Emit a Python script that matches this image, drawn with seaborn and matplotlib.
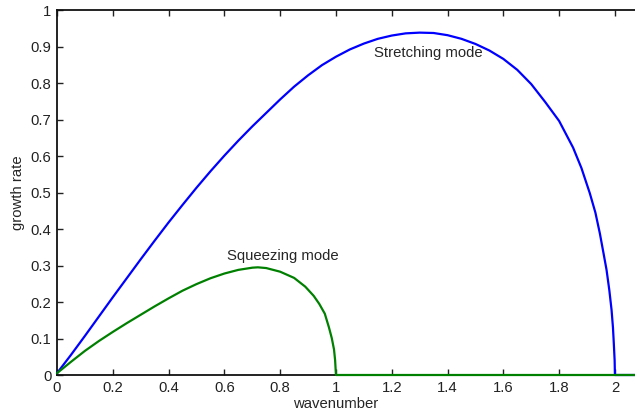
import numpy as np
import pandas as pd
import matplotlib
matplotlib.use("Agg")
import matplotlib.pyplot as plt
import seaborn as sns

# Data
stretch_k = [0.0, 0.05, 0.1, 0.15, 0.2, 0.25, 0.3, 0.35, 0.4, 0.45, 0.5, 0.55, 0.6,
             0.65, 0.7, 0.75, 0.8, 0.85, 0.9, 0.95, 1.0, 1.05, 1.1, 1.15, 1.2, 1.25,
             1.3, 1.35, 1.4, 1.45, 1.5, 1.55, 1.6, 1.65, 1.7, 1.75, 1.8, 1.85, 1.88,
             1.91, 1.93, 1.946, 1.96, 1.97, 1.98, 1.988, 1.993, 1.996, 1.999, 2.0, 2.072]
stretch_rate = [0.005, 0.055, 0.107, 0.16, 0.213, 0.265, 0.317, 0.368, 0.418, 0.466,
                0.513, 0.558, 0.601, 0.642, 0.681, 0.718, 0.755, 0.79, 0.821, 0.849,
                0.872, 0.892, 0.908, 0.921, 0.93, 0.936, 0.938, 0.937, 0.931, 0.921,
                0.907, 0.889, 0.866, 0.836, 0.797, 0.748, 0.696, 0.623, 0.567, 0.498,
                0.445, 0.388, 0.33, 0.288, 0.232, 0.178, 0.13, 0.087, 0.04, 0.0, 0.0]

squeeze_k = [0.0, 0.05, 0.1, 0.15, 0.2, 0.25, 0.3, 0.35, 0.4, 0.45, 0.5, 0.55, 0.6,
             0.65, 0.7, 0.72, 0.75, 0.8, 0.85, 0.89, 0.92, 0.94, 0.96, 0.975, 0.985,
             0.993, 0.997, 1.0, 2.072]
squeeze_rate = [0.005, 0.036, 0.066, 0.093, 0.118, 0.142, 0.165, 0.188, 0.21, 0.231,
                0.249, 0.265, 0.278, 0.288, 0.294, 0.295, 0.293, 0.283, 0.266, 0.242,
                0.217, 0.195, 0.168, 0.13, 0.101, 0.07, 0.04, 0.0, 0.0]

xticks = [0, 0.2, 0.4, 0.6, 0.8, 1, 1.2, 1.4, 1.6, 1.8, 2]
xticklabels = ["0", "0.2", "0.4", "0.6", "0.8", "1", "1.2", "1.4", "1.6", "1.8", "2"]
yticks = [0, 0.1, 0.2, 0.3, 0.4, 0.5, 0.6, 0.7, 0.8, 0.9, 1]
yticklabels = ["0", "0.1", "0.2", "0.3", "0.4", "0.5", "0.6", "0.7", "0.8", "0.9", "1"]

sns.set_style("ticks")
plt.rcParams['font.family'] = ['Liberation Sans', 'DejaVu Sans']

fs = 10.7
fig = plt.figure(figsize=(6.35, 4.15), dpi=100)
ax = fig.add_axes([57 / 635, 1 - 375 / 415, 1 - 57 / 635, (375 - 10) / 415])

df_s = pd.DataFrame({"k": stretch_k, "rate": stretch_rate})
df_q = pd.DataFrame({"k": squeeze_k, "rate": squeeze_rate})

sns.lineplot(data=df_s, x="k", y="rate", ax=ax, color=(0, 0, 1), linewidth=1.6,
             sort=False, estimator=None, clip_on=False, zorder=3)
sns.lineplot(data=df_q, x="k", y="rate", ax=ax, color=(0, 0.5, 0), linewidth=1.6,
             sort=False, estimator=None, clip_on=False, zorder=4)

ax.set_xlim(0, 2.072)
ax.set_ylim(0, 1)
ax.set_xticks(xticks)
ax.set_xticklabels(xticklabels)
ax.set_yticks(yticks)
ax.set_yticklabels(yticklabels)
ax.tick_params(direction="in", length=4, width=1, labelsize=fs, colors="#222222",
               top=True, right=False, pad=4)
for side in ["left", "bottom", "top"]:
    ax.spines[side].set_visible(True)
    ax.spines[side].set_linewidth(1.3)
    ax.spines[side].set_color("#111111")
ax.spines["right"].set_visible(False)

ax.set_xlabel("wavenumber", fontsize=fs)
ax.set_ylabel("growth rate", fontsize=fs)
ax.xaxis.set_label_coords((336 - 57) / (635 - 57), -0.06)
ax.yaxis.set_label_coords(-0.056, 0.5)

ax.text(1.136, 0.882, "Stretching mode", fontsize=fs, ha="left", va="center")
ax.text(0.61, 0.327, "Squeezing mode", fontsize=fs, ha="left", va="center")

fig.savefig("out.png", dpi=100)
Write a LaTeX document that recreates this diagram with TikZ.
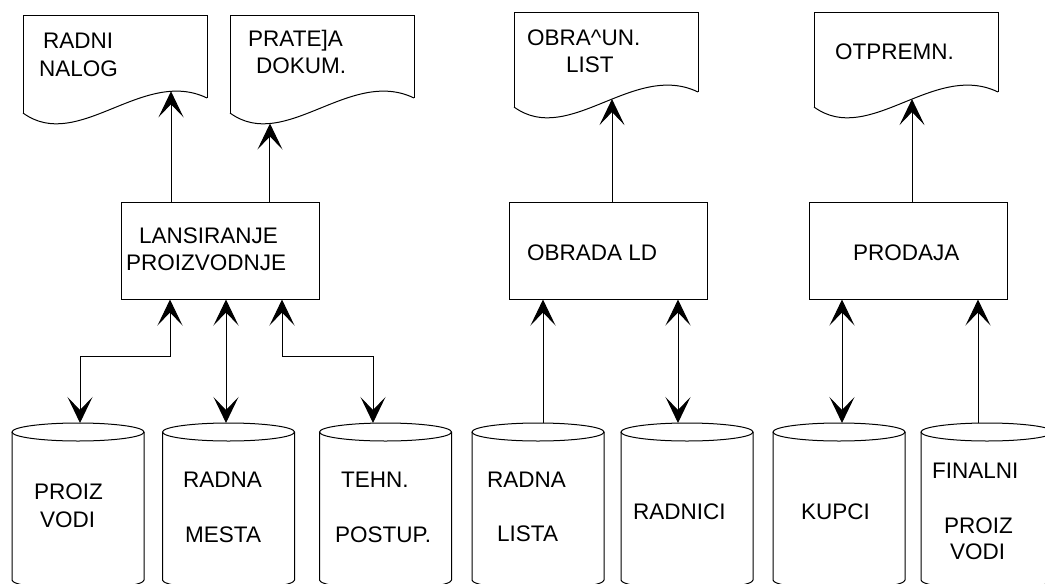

WHAT IS EXPECTED ::
The lines from the start of the data through the line that contains "ax = fig.add_axes([57" are to be returned exactly, please, with both ends included and every picture left out.

REPLY ::
Emit a Python script that matches this image, drawn with seaborn and matplotlib.
import numpy as np
import pandas as pd
import matplotlib
matplotlib.use("Agg")
import matplotlib.pyplot as plt
import seaborn as sns

# Data
stretch_k = [0.0, 0.05, 0.1, 0.15, 0.2, 0.25, 0.3, 0.35, 0.4, 0.45, 0.5, 0.55, 0.6,
             0.65, 0.7, 0.75, 0.8, 0.85, 0.9, 0.95, 1.0, 1.05, 1.1, 1.15, 1.2, 1.25,
             1.3, 1.35, 1.4, 1.45, 1.5, 1.55, 1.6, 1.65, 1.7, 1.75, 1.8, 1.85, 1.88,
             1.91, 1.93, 1.946, 1.96, 1.97, 1.98, 1.988, 1.993, 1.996, 1.999, 2.0, 2.072]
stretch_rate = [0.005, 0.055, 0.107, 0.16, 0.213, 0.265, 0.317, 0.368, 0.418, 0.466,
                0.513, 0.558, 0.601, 0.642, 0.681, 0.718, 0.755, 0.79, 0.821, 0.849,
                0.872, 0.892, 0.908, 0.921, 0.93, 0.936, 0.938, 0.937, 0.931, 0.921,
                0.907, 0.889, 0.866, 0.836, 0.797, 0.748, 0.696, 0.623, 0.567, 0.498,
                0.445, 0.388, 0.33, 0.288, 0.232, 0.178, 0.13, 0.087, 0.04, 0.0, 0.0]

squeeze_k = [0.0, 0.05, 0.1, 0.15, 0.2, 0.25, 0.3, 0.35, 0.4, 0.45, 0.5, 0.55, 0.6,
             0.65, 0.7, 0.72, 0.75, 0.8, 0.85, 0.89, 0.92, 0.94, 0.96, 0.975, 0.985,
             0.993, 0.997, 1.0, 2.072]
squeeze_rate = [0.005, 0.036, 0.066, 0.093, 0.118, 0.142, 0.165, 0.188, 0.21, 0.231,
                0.249, 0.265, 0.278, 0.288, 0.294, 0.295, 0.293, 0.283, 0.266, 0.242,
                0.217, 0.195, 0.168, 0.13, 0.101, 0.07, 0.04, 0.0, 0.0]

xticks = [0, 0.2, 0.4, 0.6, 0.8, 1, 1.2, 1.4, 1.6, 1.8, 2]
xticklabels = ["0", "0.2", "0.4", "0.6", "0.8", "1", "1.2", "1.4", "1.6", "1.8", "2"]
yticks = [0, 0.1, 0.2, 0.3, 0.4, 0.5, 0.6, 0.7, 0.8, 0.9, 1]
yticklabels = ["0", "0.1", "0.2", "0.3", "0.4", "0.5", "0.6", "0.7", "0.8", "0.9", "1"]

sns.set_style("ticks")
plt.rcParams['font.family'] = ['Liberation Sans', 'DejaVu Sans']

fs = 10.7
fig = plt.figure(figsize=(6.35, 4.15), dpi=100)
ax = fig.add_axes([57 / 635, 1 - 375 / 415, 1 - 57 / 635, (375 - 10) / 415])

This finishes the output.